Just as she would during in-person classes, Woodard chose problems for virtual classes carefully, selecting ones that had a real-world context and could be looked at in multiple ways. “I knew that I had to choose problems that were open to discussion,” she said. Before getting to the discussion, though, Woodard gave students time to think and write down ideas. She would set up the problem with the full group, then set her timer for two minutes. That time allowed students to develop their reasoning and helped eliminate the anxiety caused when speed is prioritized in math. It also gave Woodard insights into student thinking. “I’m often surprised because there are things I think they might say, and they come up with something completely different,” she said.

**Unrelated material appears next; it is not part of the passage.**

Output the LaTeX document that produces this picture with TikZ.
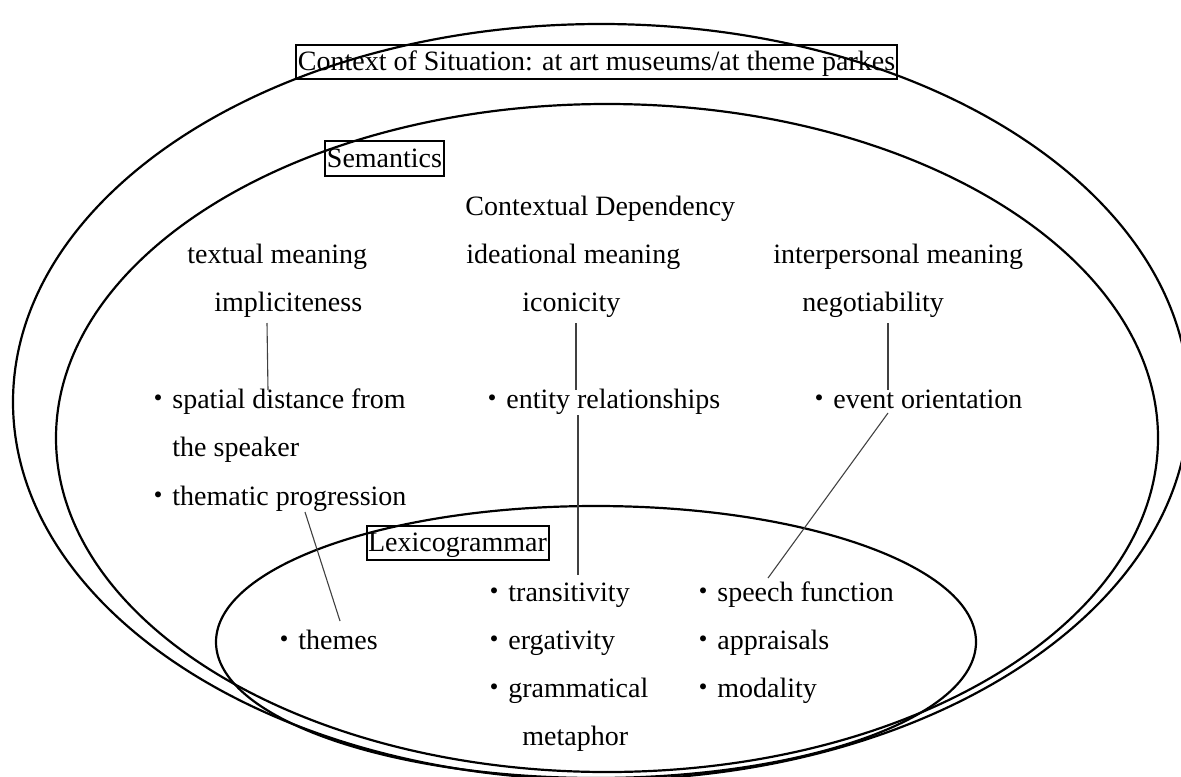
\documentclass[tikz,border=0pt]{standalone}
\usepackage{fontspec}
\setmainfont{Liberation Serif}
\newfontfamily\jpfont{Noto Sans CJK JP}
\newcommand{\dotmark}{{\jpfont ・}}
\begin{document}
\begin{tikzpicture}[x=0.5pt,y=-0.5pt,
  every node/.style={font=\fontsize{14pt}{17pt}\selectfont},
  txt/.style={anchor=base west, inner sep=0pt},
  labelbox/.style={draw, line width=1pt, inner xsep=0.8pt, inner ysep=1pt,
    text height=12pt, text depth=3.2pt},
  ring/.style={line width=1.1pt},
  link/.style={line width=0.55pt, black!75}]
\useasboundingbox (0,0) rectangle (1181,776);

% nested regions: context, semantics, lexicogrammar
\begin{scope}
\clip (0,0) rectangle (1181,776);
\draw[ring] (601,402) ellipse [x radius=588, y radius=378];
\draw[ring] (607,438) ellipse [x radius=551, y radius=334];
\draw[ring] (596,642) ellipse [x radius=380, y radius=136];
\end{scope}

% titles of the three strata
\node[labelbox] (ctx) at (596.5,62) {Context of Situation: at art museums/at theme parkes};
\node[labelbox] (sem) at (384.5,158.5) {Semantics};
\node[labelbox] (lex) at (457.5,543) {Lexicogrammar};

% semantics
\node[txt] (dep)  at (465,215) {Contextual Dependency};
\node[txt] (tm)   at (187,263) {textual meaning};
\node[txt] (im)   at (466,263) {ideational meaning};
\node[txt] (ipm)  at (773,263) {interpersonal meaning};
\node[txt] (impl) at (214,311) {impliciteness};
\node[txt] (icon) at (522,311) {iconicity};
\node[txt] (nego) at (802,311) {negotiability};
\node[txt] (spat) at (144,408) {\dotmark spatial distance from};
\node[txt] (spk)  at (172,456) {the speaker};
\node[txt] (thpr) at (144,505) {\dotmark thematic progression};
\node[txt] (ent)  at (478,408) {\dotmark entity relationships};
\node[txt] (evt)  at (805,408) {\dotmark event orientation};

% lexicogrammar
\node[txt] (thm)  at (270,649) {\dotmark themes};
\node[txt] (trn)  at (480,601) {\dotmark transitivity};
\node[txt] (erg)  at (480,649) {\dotmark ergativity};
\node[txt] (gram) at (480,697) {\dotmark grammatical};
\node[txt] (meta) at (522,745) {metaphor};
\node[txt] (spf)  at (689,601) {\dotmark speech function};
\node[txt] (appr) at (689,649) {\dotmark appraisals};
\node[txt] (moda) at (689,697) {\dotmark modality};

% connector end points
\coordinate (implA) at (267,323);
\coordinate (implB) at (268,390);
\coordinate (iconA) at (576,323);
\coordinate (iconB) at (576,390);
\coordinate (entA)  at (578,415);
\coordinate (entB)  at (578,575);
\coordinate (negoA) at (888,323);
\coordinate (negoB) at (888,390);
\coordinate (thA)   at (305,512);
\coordinate (thB)   at (340,621);
\coordinate (evA)   at (888,413);
\coordinate (evB)   at (768,578);

\draw[link] (implA) -- (implB);
\draw[link] (iconA) -- (iconB);
\draw[link] (entA) -- (entB);
\draw[link] (negoA) -- (negoB);
\draw[link] (thA) -- (thB);
\draw[link] (evA) -- (evB);
\end{tikzpicture}
\end{document}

Drawing from her training in inquiry-based learning, Woodard often asks her students, “What do you notice?” in regard to a number, pattern or problem. When raising that question online, she shared her tablet screen and used a stylus to underline, make notes or add drawings as students commented. In one recent class, she showed a graph of two quadratic equations that she created with Desmos. Asked what they noticed, most students talked about the vertices, whether the parabolas opened up or down and other visual details. The last student who spoke pointed out something different, though: the equations used for the graph were written in standard form. Woodard said she didn’t expect anyone to discuss the equations, which were written on the side of the graph. “They’re looking at this entire screen and these pictures, and you don’t know what they’re noticing until you give them an opportunity to talk about it.”

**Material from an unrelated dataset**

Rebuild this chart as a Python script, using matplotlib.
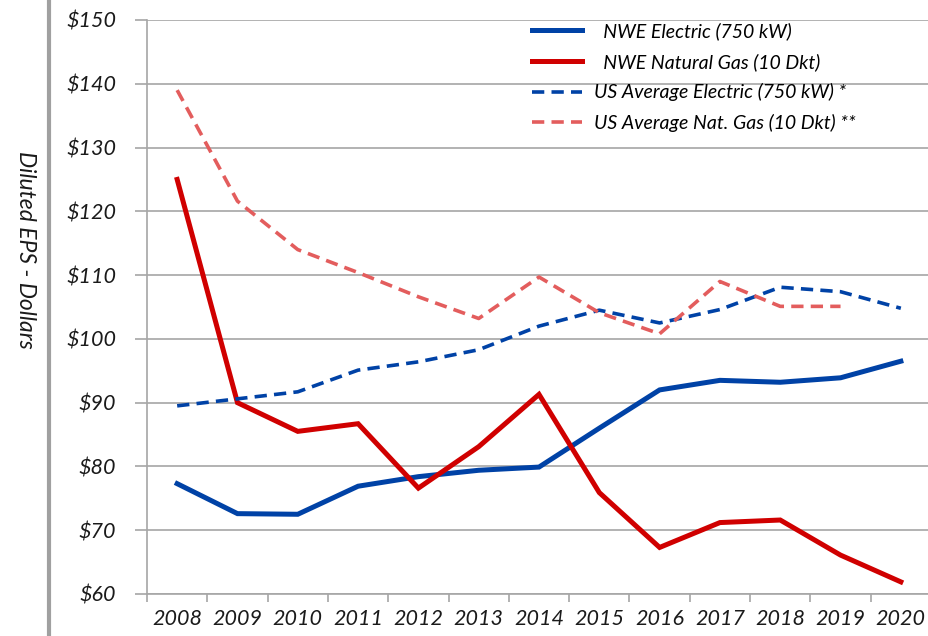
import matplotlib.pyplot as plt
from matplotlib.lines import Line2D
from matplotlib.ticker import FuncFormatter, FixedLocator
import numpy as np

years = ['2008', '2009', '2010', '2011', '2012', '2013', '2014',
         '2015', '2016', '2017', '2018', '2019', '2020']

nwe_electric = [77.3, 72.6, 72.5, 76.9, 78.4, 79.4, 79.9, 86.0, 92.0, 93.5, 93.2, 93.9, 96.5]
nwe_gas = [125.0, 90.0, 85.5, 86.7, 76.6, 83.1, 91.3, 75.9, 67.3, 71.2, 71.6, 66.1, 61.9]
us_electric = [89.5, 90.6, 91.7, 95.1, 96.4, 98.3, 102.0, 104.5, 102.5, 104.6, 108.1, 107.4, 104.8]
us_gas = [139.0, 121.6, 114.0, 110.4, 106.6, 103.2, 109.7, 104.1, 100.8, 109.0, 105.1, 105.1, None]

blue = '#0042A6'
red = '#D00000'
light_red = '#E35D5D'
grid_gray = '#A6A6A6'

plt.rcParams['font.family'] = ['Lato', 'DejaVu Sans']
plt.rcParams['font.style'] = 'italic'

fig = plt.figure(figsize=(9.29, 6.36), dpi=100)
ax = fig.add_axes([147 / 929, 1 - 594 / 636, 784 / 929, 574 / 636])

x = np.arange(len(years))
us_gas_arr = np.array([np.nan if v is None else v for v in us_gas])

ax.plot(x, nwe_electric, color=blue, lw=3.6, label='  NWE Electric (750 kW)', solid_joinstyle='miter')
ax.plot(x, nwe_gas, color=red, lw=3.6, label='  NWE Natural Gas (10 Dkt)', solid_joinstyle='miter')
ax.plot(x, us_electric, color=blue, lw=2.6, ls=(0, (3.4, 2.0)), label='US Average Electric (750 kW) *')
ax.plot(x, us_gas_arr, color=light_red, lw=2.6, ls=(0, (3.4, 2.0)), label='US Average Nat. Gas (10 Dkt) **')

ax.set_xlim(-0.5, len(years) - 0.5)
ax.set_ylim(60, 150)
ax.set_yticks(np.arange(60, 151, 10))
ax.yaxis.set_major_formatter(FuncFormatter(lambda v, p: f'${v:.0f}'))
ax.set_xticks(x)
ax.set_xticklabels(years)
ax.xaxis.set_minor_locator(FixedLocator(np.arange(-0.5, len(years), 1.0)))

ax.grid(axis='y', color=grid_gray, lw=1.2)
ax.set_axisbelow(True)
for s in ['top', 'right']:
    ax.spines[s].set_visible(False)
for s in ['left', 'bottom']:
    ax.spines[s].set_color(grid_gray)
    ax.spines[s].set_linewidth(1.2)

ax.tick_params(axis='y', length=9, width=1.2, color=grid_gray, pad=13, labelsize=15.5, labelcolor='#1a1a1a')
ax.tick_params(axis='x', which='major', length=0, pad=11, labelsize=15.5, labelcolor='#1a1a1a')
ax.tick_params(axis='x', which='minor', length=6, width=1.2, color=grid_gray)

ax.set_ylabel('Diluted EPS - Dollars', fontsize=16.5, color='#1a1a1a', rotation=270, va='center')
ax.yaxis.set_label_coords(-122 / 784, 0.6)

ax.legend(loc='upper left', bbox_to_anchor=(375 / 784, 1.013), frameon=False,
          fontsize=14, handlelength=2.6, handletextpad=0.6, labelspacing=0.65,
          borderaxespad=0.1)

fig.add_artist(Line2D([49 / 929, 49 / 929], [0, 1], color='#A0A0A0', lw=3))

fig.savefig('out.png', dpi=100)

Woodard’s use of her stylus to record student ideas had a purpose beyond note-taking. “When a student gave an idea it was powerful for the entire class to see that idea written…because it allowed the child to feel like their idea was validated,” she said. That goes for ideas that are on the right track and ones that lead to incorrect solutions. Both enabled students to elucidate their mathematical thinking and help each other look at problems differently. And Woodard recommended another way to validate students that is easy to do online: thanking them every time they contribute.
Most of Woodard’s classes included paraprofessionals, so she was able to take advantage of Zoom’s breakout room feature to allow students to discuss problems in small groups. In advance of class, she sent her colleagues the problems and a list of questions they could ask to guide discussions. In the small groups, students had more opportunities to agree, disagree and try out ideas. Small groups can be employed without paraprofessionals, too. After his initial experiences with whole group live instruction, New York City math teacher José Vilson switched to meeting with subgroups. The change made virtual classes more manageable for him and more engaging for students. “The subgrouping has been very helpful because it’s allowed for specific students to talk to each other about how they can do the work together, and I’ve seen some of them collaborate without me there,” Vilson said.
During discussions, Woodard typically waits ten seconds after a student asks a question to allow other students to contribute. The silence can feel awkward, especially in a virtual session when not all students are using video. “Waiting is hard, period, for teachers, because sometimes we want to rescue them. We don’t want that uncomfortable struggle,” Woodard said. But it’s often at the last second when she is about to speak that a student chimes in. To be OK with wait time, Woodard said, “I have to remind myself that I want my students to think.”